* **TASK PROMPT**
Transcribe the whole listing below without changing a word, but leave out every image.

* **DATA**
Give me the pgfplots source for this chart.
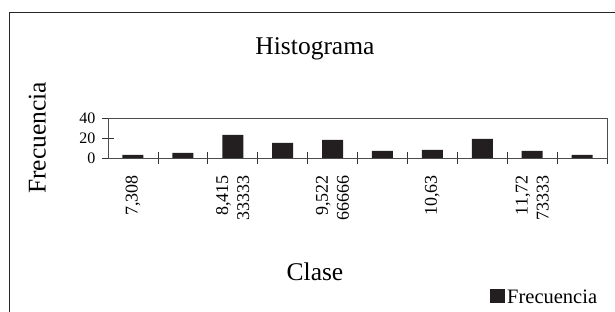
\documentclass[border=0pt]{standalone}
\usepackage{fontspec}
\setmainfont{Liberation Serif}
\usepackage{pgfplots}
\pgfplotsset{compat=1.18}
\definecolor{barc}{HTML}{231F20}
\begin{document}
\begin{tikzpicture}[x=1pt,y=1pt]
\begin{axis}[
  at={(108pt,154pt)}, anchor=south west,
  scale only axis, width=499pt, height=40pt,
  xmin=0.5, xmax=10.5, ymin=0, ymax=40,
  xtick={1.5,2.5,...,10.5},
  xticklabels={},
  extra x ticks={1,3,5,7,9},
  extra x tick labels={{7,308},{8,415\\33333},{9,522\\66666},{10,63},{11,72\\73333}},
  extra x tick style={major tick length=0pt},
  ytick={0,20,40},
  xtick pos=bottom, ytick pos=left,
  tick align=outside,
  major tick length=12pt,
  tick style={black!80, line width=0.8pt},
  xtick style={yshift=6pt},
  ytick style={xshift=6pt},
  axis line style={black!70, line width=0.8pt},
  yticklabel style={font=\fontsize{16}{18}\selectfont, xshift=3pt},
  xticklabel style={yshift=-17pt, rotate=90, anchor=east, align=right, inner sep=0pt, font=\fontsize{18}{21}\selectfont},
  /pgf/number format/assume math mode=true,
  ybar, bar width=21pt,
  title={Histograma},
  title style={at={(axis description cs:0.4148,2.425)}, anchor=base, font=\fontsize{25.5}{30}\selectfont},
  xlabel={Clase},
  xlabel style={at={(axis description cs:0.4148,-3.05)}, anchor=base, font=\fontsize{25.5}{30}\selectfont},
  ylabel={Frecuencia},
  ylabel style={at={(axis description cs:-0.1417,0.5)}, anchor=center, font=\fontsize{25.5}{30}\selectfont},
  legend style={at={(axis description cs:0.7655,-3.475)}, anchor=west, draw=none, fill=none,
    font=\fontsize{20.5}{24}\selectfont, inner sep=0pt},
  legend image code/.code={\fill[barc] (0pt,-6pt) rectangle (15pt,8pt);},
]
\addplot[fill=barc, draw=none] coordinates {(1,3)(2,5)(3,23)(4,15)(5,18)(6,7)(7,8)(8,19)(9,7)(10,3)};
\addlegendentry{Frecuencia}
\end{axis}
\draw[black!85, line width=0.9pt] (9.5,-10) -- (9.5,299.3) -- (630,299.3);
\pgfresetboundingbox
\path[use as bounding box] (0,0) rectangle (615,312);
\end{tikzpicture}
\end{document}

* **FULL OUTPUT**
Give me the pgfplots source for this chart.
\documentclass[border=0pt]{standalone}
\usepackage{fontspec}
\setmainfont{Liberation Serif}
\usepackage{pgfplots}
\pgfplotsset{compat=1.18}
\definecolor{barc}{HTML}{231F20}
\begin{document}
\begin{tikzpicture}[x=1pt,y=1pt]
\begin{axis}[
  at={(108pt,154pt)}, anchor=south west,
  scale only axis, width=499pt, height=40pt,
  xmin=0.5, xmax=10.5, ymin=0, ymax=40,
  xtick={1.5,2.5,...,10.5},
  xticklabels={},
  extra x ticks={1,3,5,7,9},
  extra x tick labels={{7,308},{8,415\\33333},{9,522\\66666},{10,63},{11,72\\73333}},
  extra x tick style={major tick length=0pt},
  ytick={0,20,40},
  xtick pos=bottom, ytick pos=left,
  tick align=outside,
  major tick length=12pt,
  tick style={black!80, line width=0.8pt},
  xtick style={yshift=6pt},
  ytick style={xshift=6pt},
  axis line style={black!70, line width=0.8pt},
  yticklabel style={font=\fontsize{16}{18}\selectfont, xshift=3pt},
  xticklabel style={yshift=-17pt, rotate=90, anchor=east, align=right, inner sep=0pt, font=\fontsize{18}{21}\selectfont},
  /pgf/number format/assume math mode=true,
  ybar, bar width=21pt,
  title={Histograma},
  title style={at={(axis description cs:0.4148,2.425)}, anchor=base, font=\fontsize{25.5}{30}\selectfont},
  xlabel={Clase},
  xlabel style={at={(axis description cs:0.4148,-3.05)}, anchor=base, font=\fontsize{25.5}{30}\selectfont},
  ylabel={Frecuencia},
  ylabel style={at={(axis description cs:-0.1417,0.5)}, anchor=center, font=\fontsize{25.5}{30}\selectfont},
  legend style={at={(axis description cs:0.7655,-3.475)}, anchor=west, draw=none, fill=none,
    font=\fontsize{20.5}{24}\selectfont, inner sep=0pt},
  legend image code/.code={\fill[barc] (0pt,-6pt) rectangle (15pt,8pt);},
]
\addplot[fill=barc, draw=none] coordinates {(1,3)(2,5)(3,23)(4,15)(5,18)(6,7)(7,8)(8,19)(9,7)(10,3)};
\addlegendentry{Frecuencia}
\end{axis}
\draw[black!85, line width=0.9pt] (9.5,-10) -- (9.5,299.3) -- (630,299.3);
\pgfresetboundingbox
\path[use as bounding box] (0,0) rectangle (615,312);
\end{tikzpicture}
\end{document}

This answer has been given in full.